:: EXERCISE DETAILS ::
Transcribe the lines below verbatim, skipping the images.

:: DATASET SECTION ::
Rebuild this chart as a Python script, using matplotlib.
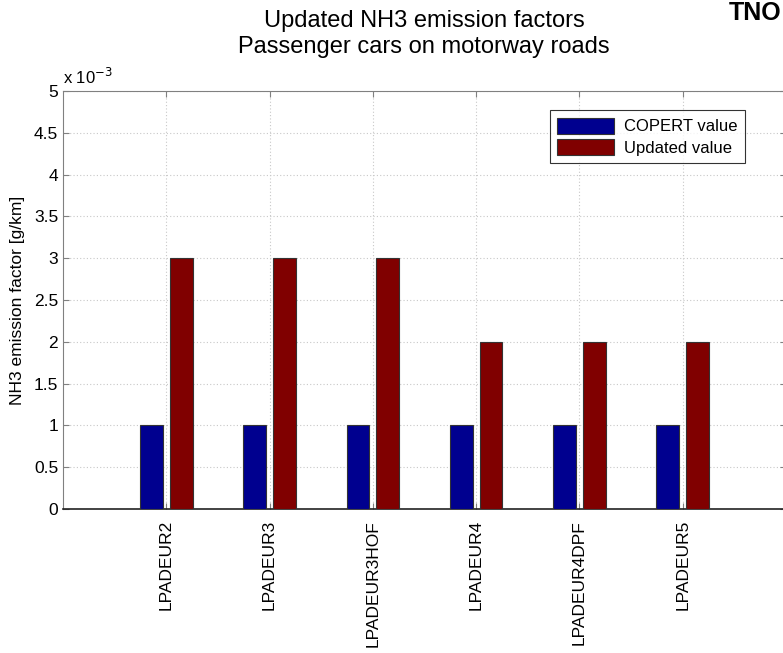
import numpy as np
import matplotlib
matplotlib.use('Agg')
import matplotlib.pyplot as plt
from matplotlib.ticker import FuncFormatter

# data (g/km)
categories = ['LPADEUR2', 'LPADEUR3', 'LPADEUR3HOF', 'LPADEUR4', 'LPADEUR4DPF', 'LPADEUR5']
copert_value = [0.001, 0.001, 0.001, 0.001, 0.001, 0.001]
updated_value = [0.003, 0.003, 0.003, 0.002, 0.002, 0.002]

plt.rcParams['font.family'] = ['Liberation Sans', 'DejaVu Sans']

W, H = 783, 653
fig = plt.figure(figsize=(W / 100, H / 100), dpi=100)
# axes box in pixels: left 63, right 786 (just past the edge), top 91, bottom 509
ax = fig.add_axes([63 / W, (H - 509) / H, (786 - 63) / W, (509 - 91) / H])

x = np.arange(1, len(categories) + 1)
bw = 0.22
off = 0.145
ax.bar(x - off, copert_value, bw, color='#00008F', edgecolor='#333333', linewidth=0.8,
       label='COPERT value', zorder=3)
ax.bar(x + off, updated_value, bw, color='#800000', edgecolor='#333333', linewidth=0.8,
       label='Updated value', zorder=3)

ax.set_xlim(0, 7)
ax.set_ylim(0, 0.005)
ax.set_xticks(x)
ax.set_xticklabels(categories, rotation=90, fontsize=12.5)
ax.set_yticks(np.arange(0, 0.0051, 0.0005))
ax.yaxis.set_major_formatter(FuncFormatter(lambda v, p: '%g' % round(v * 1000, 2)))
ax.tick_params(axis='y', labelsize=12.5)
ax.tick_params(direction='in', length=4, color='#808080', top=True, right=True)
ax.tick_params(axis='x', pad=8)

ax.grid(True, linestyle=(0, (1, 2)), color='#c8c8c8', linewidth=0.8, zorder=0)
for s in ['left', 'top', 'right']:
    ax.spines[s].set_color('#808080')
ax.spines['bottom'].set_color('#222222')
ax.spines['bottom'].set_linewidth(1.2)

ax.set_ylabel('NH3 emission factor [g/km]', fontsize=12.5, labelpad=6)

fig.text(63 / W, 1 - 77 / H, r'x 10$^{-3}$', fontsize=12, ha='left', va='center')
fig.text(424 / W, 1 - 34 / H, 'Updated NH3 emission factors\nPassenger cars on motorway roads',
         fontsize=17, ha='center', va='center', linespacing=1.2)
# logo in the corner (cropped in the original), kept inside the figure here
fig.text(781 / W, 1 - 13 / H, 'TNO', fontsize=18, fontweight='black', ha='right', va='center')

leg = ax.legend(loc='upper right', bbox_to_anchor=((745 - 63) / 723, (509 - 110) / 418),
                borderaxespad=0, fontsize=12, frameon=True, fancybox=False, edgecolor='black',
                handlelength=3.4, handleheight=1.1, borderpad=0.45, labelspacing=0.3,
                handletextpad=0.6)
leg.get_frame().set_linewidth(0.8)

fig.savefig('out.png', dpi=100)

:: REPLY TO THE TASK ::
Rebuild this chart as a Python script, using matplotlib.
import numpy as np
import matplotlib
matplotlib.use('Agg')
import matplotlib.pyplot as plt
from matplotlib.ticker import FuncFormatter

# data (g/km)
categories = ['LPADEUR2', 'LPADEUR3', 'LPADEUR3HOF', 'LPADEUR4', 'LPADEUR4DPF', 'LPADEUR5']
copert_value = [0.001, 0.001, 0.001, 0.001, 0.001, 0.001]
updated_value = [0.003, 0.003, 0.003, 0.002, 0.002, 0.002]

plt.rcParams['font.family'] = ['Liberation Sans', 'DejaVu Sans']

W, H = 783, 653
fig = plt.figure(figsize=(W / 100, H / 100), dpi=100)
# axes box in pixels: left 63, right 786 (just past the edge), top 91, bottom 509
ax = fig.add_axes([63 / W, (H - 509) / H, (786 - 63) / W, (509 - 91) / H])

x = np.arange(1, len(categories) + 1)
bw = 0.22
off = 0.145
ax.bar(x - off, copert_value, bw, color='#00008F', edgecolor='#333333', linewidth=0.8,
       label='COPERT value', zorder=3)
ax.bar(x + off, updated_value, bw, color='#800000', edgecolor='#333333', linewidth=0.8,
       label='Updated value', zorder=3)

ax.set_xlim(0, 7)
ax.set_ylim(0, 0.005)
ax.set_xticks(x)
ax.set_xticklabels(categories, rotation=90, fontsize=12.5)
ax.set_yticks(np.arange(0, 0.0051, 0.0005))
ax.yaxis.set_major_formatter(FuncFormatter(lambda v, p: '%g' % round(v * 1000, 2)))
ax.tick_params(axis='y', labelsize=12.5)
ax.tick_params(direction='in', length=4, color='#808080', top=True, right=True)
ax.tick_params(axis='x', pad=8)

ax.grid(True, linestyle=(0, (1, 2)), color='#c8c8c8', linewidth=0.8, zorder=0)
for s in ['left', 'top', 'right']:
    ax.spines[s].set_color('#808080')
ax.spines['bottom'].set_color('#222222')
ax.spines['bottom'].set_linewidth(1.2)

ax.set_ylabel('NH3 emission factor [g/km]', fontsize=12.5, labelpad=6)

fig.text(63 / W, 1 - 77 / H, r'x 10$^{-3}$', fontsize=12, ha='left', va='center')
fig.text(424 / W, 1 - 34 / H, 'Updated NH3 emission factors\nPassenger cars on motorway roads',
         fontsize=17, ha='center', va='center', linespacing=1.2)
# logo in the corner (cropped in the original), kept inside the figure here
fig.text(781 / W, 1 - 13 / H, 'TNO', fontsize=18, fontweight='black', ha='right', va='center')

leg = ax.legend(loc='upper right', bbox_to_anchor=((745 - 63) / 723, (509 - 110) / 418),
                borderaxespad=0, fontsize=12, frameon=True, fancybox=False, edgecolor='black',
                handlelength=3.4, handleheight=1.1, borderpad=0.45, labelspacing=0.3,
                handletextpad=0.6)
leg.get_frame().set_linewidth(0.8)

fig.savefig('out.png', dpi=100)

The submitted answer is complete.